Artikel 13 - Versnelde behandeling

  • 1. Een verzoek om versnelde behandeling wordt gemotiveerd en schriftelijk ingediend.

  • 2. Binnen twee weken na de ontvangst van het verzoek deelt de griffier aan de indiener van het verzoek om versnelde behandeling schriftelijk mede of het verzoek wordt toegewezen.

  • 3. Bij toewijzing van het verzoek wordt aan de partijen zo nodig tevens bericht op welke wijze de zaak verder wordt behandeld.

Artikel 14 - Verzet

  • 1. Indien verzet is gedaan, behandelt het gerechtshof het verzet binnen dertien weken na de ontvangst van het verzetschrift ter zitting of doet het binnen deze termijn zonder zitting uitspraak. Indien de termijn niet kan worden gehaald, wordt daarvan binnen de termijn mededeling gedaan.

  • 2. De uitnodiging om op de zitting te verschijnen wordt ten minste drie weken tevoren bij aangetekende brief verzonden.

Artikel 15 - Onderzoek ter zitting en heropening onderzoek

  • 1. De uitnodiging om op de zitting te verschijnen en de oproeping om in persoon dan wel bij gemachtigde ter zitting te verschijnen, worden zo mogelijk zes weken tevoren bij aangetekende brief verzonden.

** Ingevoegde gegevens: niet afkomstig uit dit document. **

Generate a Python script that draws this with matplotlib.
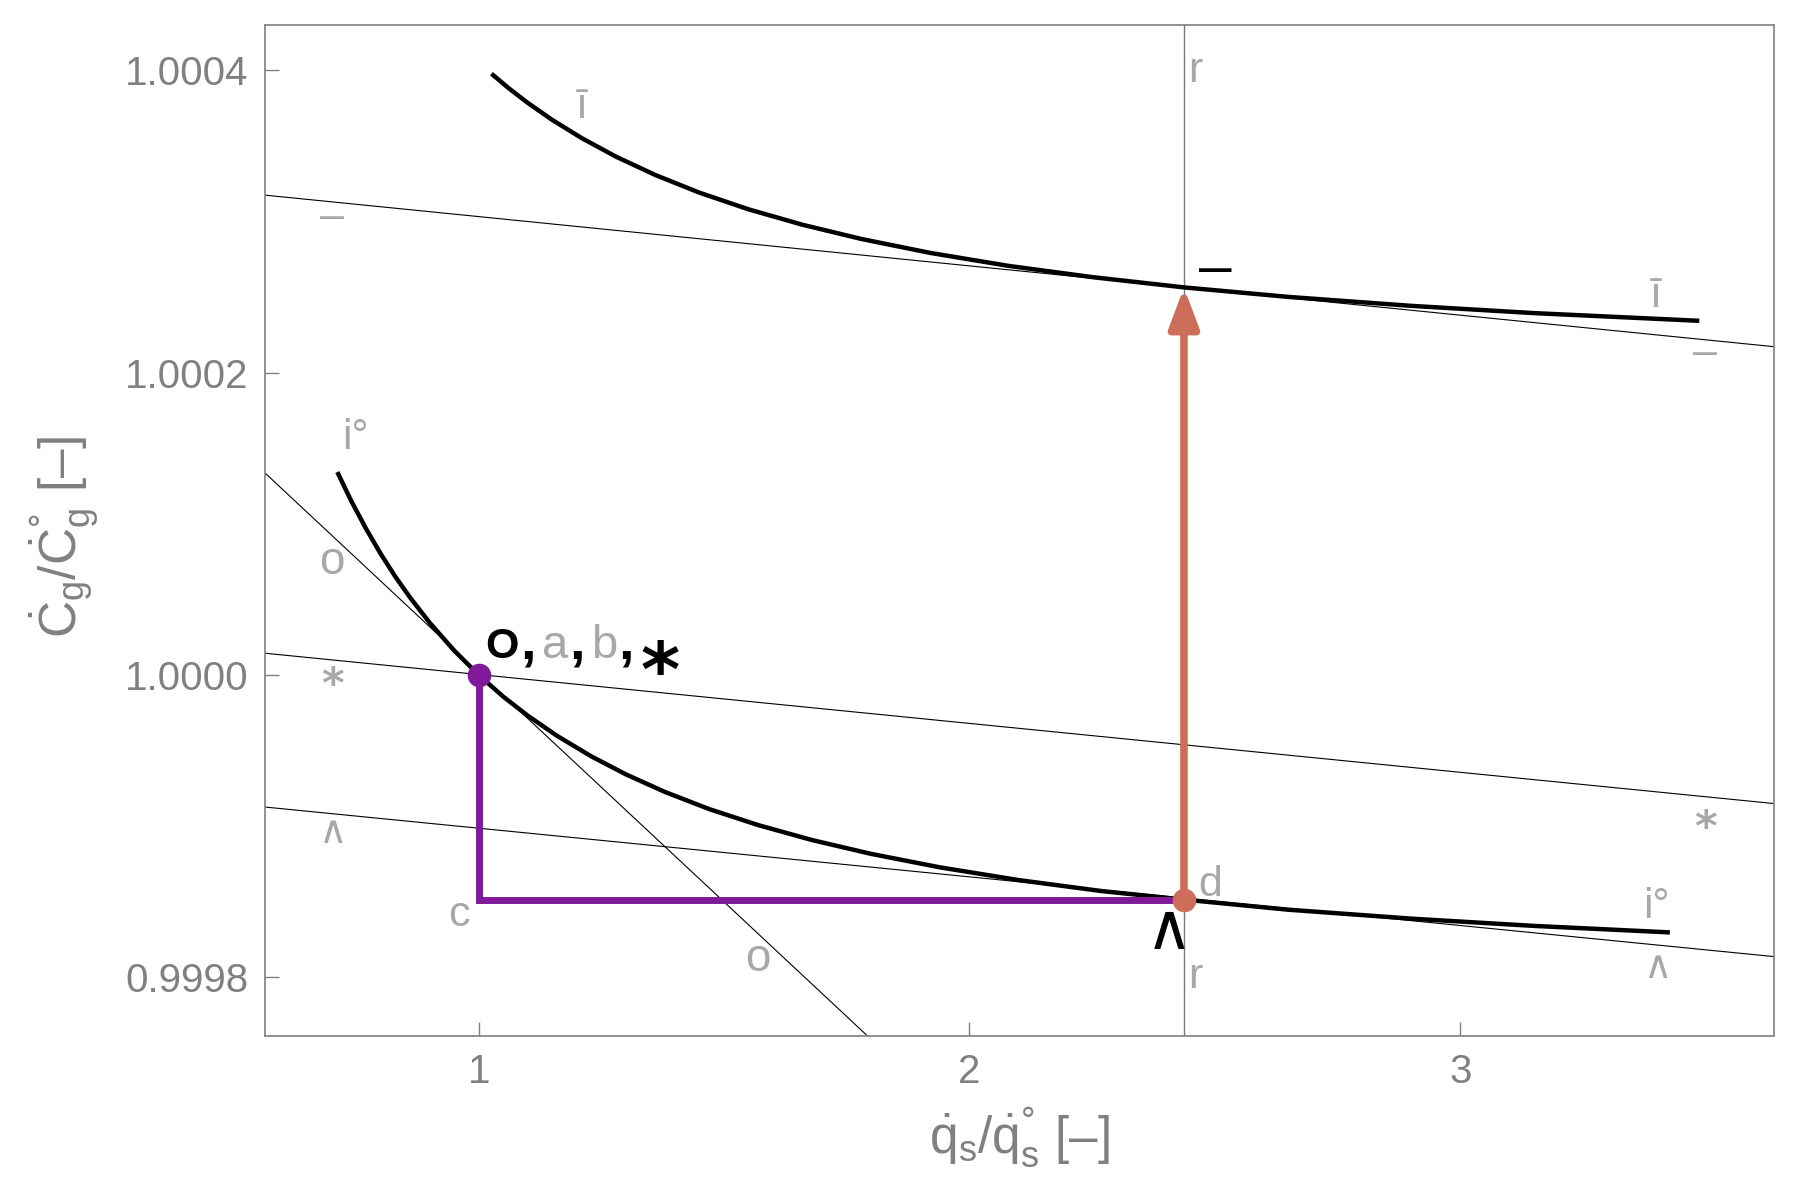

  • 2. Een verzoek om uitstel van de behandeling ter zitting wordt zo mogelijk schriftelijk, onder aanvoering van gewichtige redenen en tijdig, ingediend. Onder tijdig wordt verstaan: zo spoedig mogelijk na ontvangst van de uitnodiging of zo spoedig mogelijk nadat van de tot uitstel nopende omstandigheid is gebleken.

  • 3. Een verzoek dat voldoet aan de in het tweede lid omschreven voorwaarden wordt ingewilligd, tenzij het gerechtshof oordeelt dat zwaarder wegende belangen hieraan in de weg staan.

  • 4. Indien het verzoek om uitstel van de zitting is ingewilligd, deelt de griffier partijen de beslissing op het verzoek zo spoedig mogelijk mede.

  • 5. Indien het gerechtshof besluit tot heropening van het onderzoek, wordt daarvan binnen twee weken schriftelijk mededeling gedaan.

Artikel 16 - Te laat ingediende stukken

Stukken die tien dagen of minder voor de zitting bij het gerechtshof zijn ingediend worden teruggezonden of ter zitting teruggegeven, tenzij het gerechtshof beslist dat deze stukken bij de behandeling van de zaak worden betrokken.

Artikel 17 - Uitspraak

  • 1. Indien het gerechtshof niet binnen de aan partijen medegedeelde termijn uitspraak doet, worden de partijen hiervan in kennis gesteld.

  • 2. Een partij kan uiterlijk ter zitting een gemotiveerd verzoek doen de uitspraak niet vrij te geven voor publicatie.

Artikel 18 - Slotbepaling

  • 1. Op de termijnen in deze regeling is de Algemene termijnenwet van overeenkomstige toepassing.

  • 2. Deze regeling zal in de Staatscourant worden geplaatst.

  • 3. Deze regeling treedt in werking met ingang van 1 april 2014. De Procesregeling belastingkamers gerechtshoven 2010 vervalt met ingang van die datum.

  • 4. Deze regeling wordt aangehaald als: Procesregeling belastingkamers gerechtshoven 2014.